_PROBLEM DESCRIPTION_
Look through the listing and locate every line containing the word "matplotlib"; copy those lines.

_SOURCE RECORDS_
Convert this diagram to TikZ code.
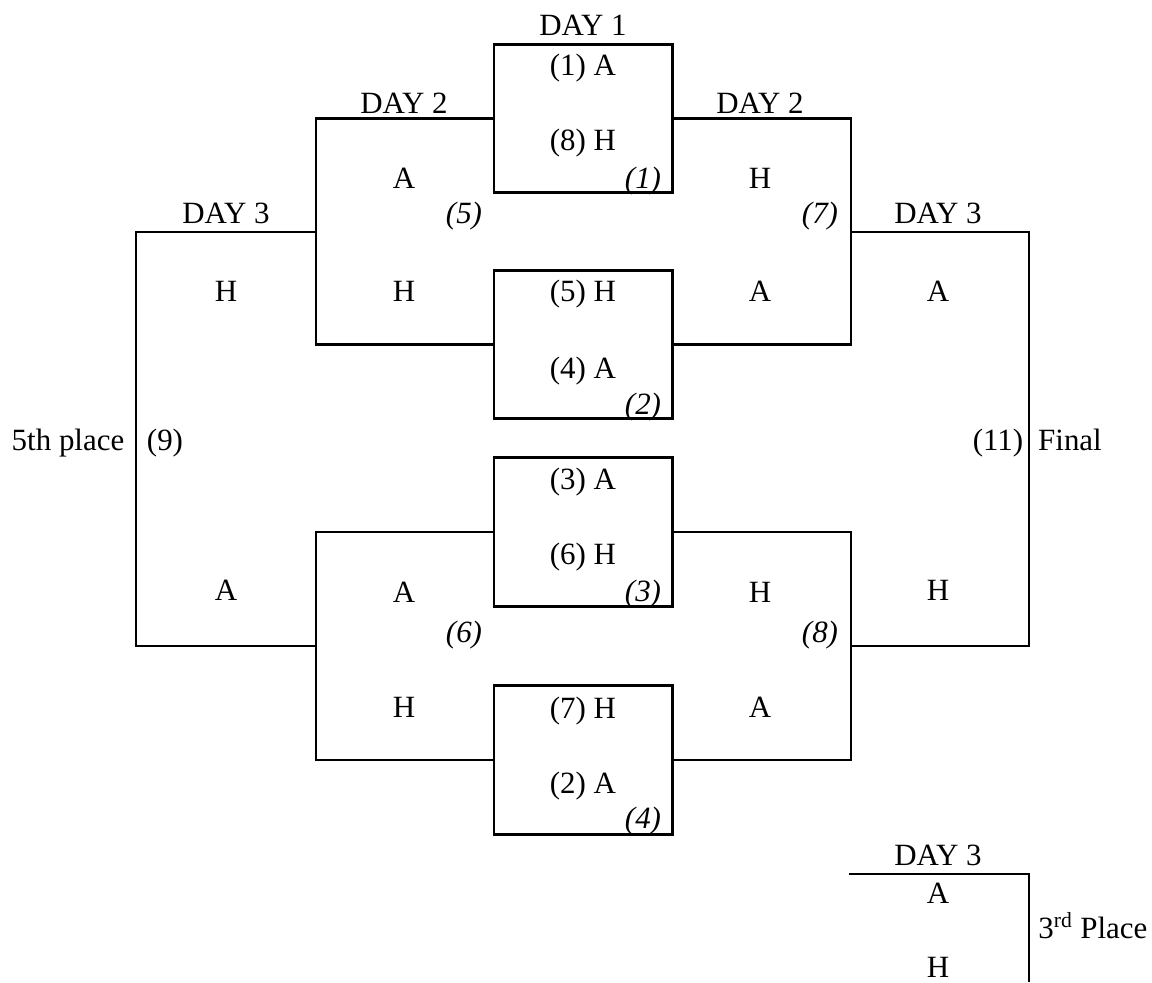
...
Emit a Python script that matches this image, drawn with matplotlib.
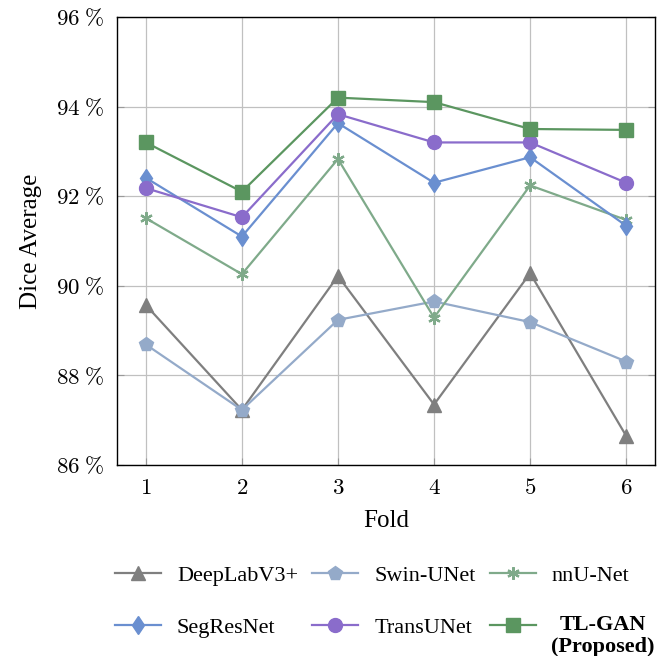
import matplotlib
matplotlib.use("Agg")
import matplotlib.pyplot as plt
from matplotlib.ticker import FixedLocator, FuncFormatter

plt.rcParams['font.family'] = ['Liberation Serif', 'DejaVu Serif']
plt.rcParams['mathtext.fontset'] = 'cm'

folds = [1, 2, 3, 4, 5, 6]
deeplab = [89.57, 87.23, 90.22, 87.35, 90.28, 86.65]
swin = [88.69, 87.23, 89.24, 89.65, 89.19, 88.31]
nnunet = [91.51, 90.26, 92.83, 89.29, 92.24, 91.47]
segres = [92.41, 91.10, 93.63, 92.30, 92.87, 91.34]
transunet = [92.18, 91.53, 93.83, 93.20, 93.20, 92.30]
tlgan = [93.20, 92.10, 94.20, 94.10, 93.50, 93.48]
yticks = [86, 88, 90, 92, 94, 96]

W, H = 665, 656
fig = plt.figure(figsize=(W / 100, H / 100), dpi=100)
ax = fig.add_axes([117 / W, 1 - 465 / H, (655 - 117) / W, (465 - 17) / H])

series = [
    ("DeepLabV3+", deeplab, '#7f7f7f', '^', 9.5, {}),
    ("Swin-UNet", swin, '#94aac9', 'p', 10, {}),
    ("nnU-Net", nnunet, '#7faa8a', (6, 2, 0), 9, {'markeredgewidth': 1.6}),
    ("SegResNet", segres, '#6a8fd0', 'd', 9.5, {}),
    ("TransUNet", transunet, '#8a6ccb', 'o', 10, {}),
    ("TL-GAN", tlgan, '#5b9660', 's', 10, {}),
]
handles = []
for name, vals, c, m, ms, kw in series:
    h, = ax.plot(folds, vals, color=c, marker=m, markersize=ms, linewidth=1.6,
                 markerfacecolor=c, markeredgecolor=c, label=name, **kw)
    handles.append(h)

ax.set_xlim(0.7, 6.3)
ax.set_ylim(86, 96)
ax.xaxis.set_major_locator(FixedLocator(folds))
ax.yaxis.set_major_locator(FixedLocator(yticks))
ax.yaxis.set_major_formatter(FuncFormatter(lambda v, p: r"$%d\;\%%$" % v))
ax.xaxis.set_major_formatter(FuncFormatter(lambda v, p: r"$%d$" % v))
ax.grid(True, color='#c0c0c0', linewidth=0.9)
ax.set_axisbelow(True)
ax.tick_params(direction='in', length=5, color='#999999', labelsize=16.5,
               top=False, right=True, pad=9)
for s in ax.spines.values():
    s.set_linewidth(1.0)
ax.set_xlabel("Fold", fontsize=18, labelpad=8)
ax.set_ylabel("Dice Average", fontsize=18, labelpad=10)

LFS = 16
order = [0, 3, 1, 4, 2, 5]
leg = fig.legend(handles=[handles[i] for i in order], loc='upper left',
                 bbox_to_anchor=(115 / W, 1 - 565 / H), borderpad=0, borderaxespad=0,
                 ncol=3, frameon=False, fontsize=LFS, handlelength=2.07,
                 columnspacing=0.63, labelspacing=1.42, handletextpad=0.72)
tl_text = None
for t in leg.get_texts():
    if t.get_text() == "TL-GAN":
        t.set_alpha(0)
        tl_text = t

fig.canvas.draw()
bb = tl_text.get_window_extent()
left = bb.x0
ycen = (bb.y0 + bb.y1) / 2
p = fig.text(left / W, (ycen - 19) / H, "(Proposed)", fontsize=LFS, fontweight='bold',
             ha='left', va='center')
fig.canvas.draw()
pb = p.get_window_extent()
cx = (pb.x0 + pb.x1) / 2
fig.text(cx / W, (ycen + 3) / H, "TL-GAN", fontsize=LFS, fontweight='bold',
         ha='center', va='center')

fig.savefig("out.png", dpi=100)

_REPLY_
Emit a Python script that matches this image, drawn with matplotlib.
import matplotlib
matplotlib.use("Agg")
import matplotlib.pyplot as plt
from matplotlib.ticker import FixedLocator, FuncFormatter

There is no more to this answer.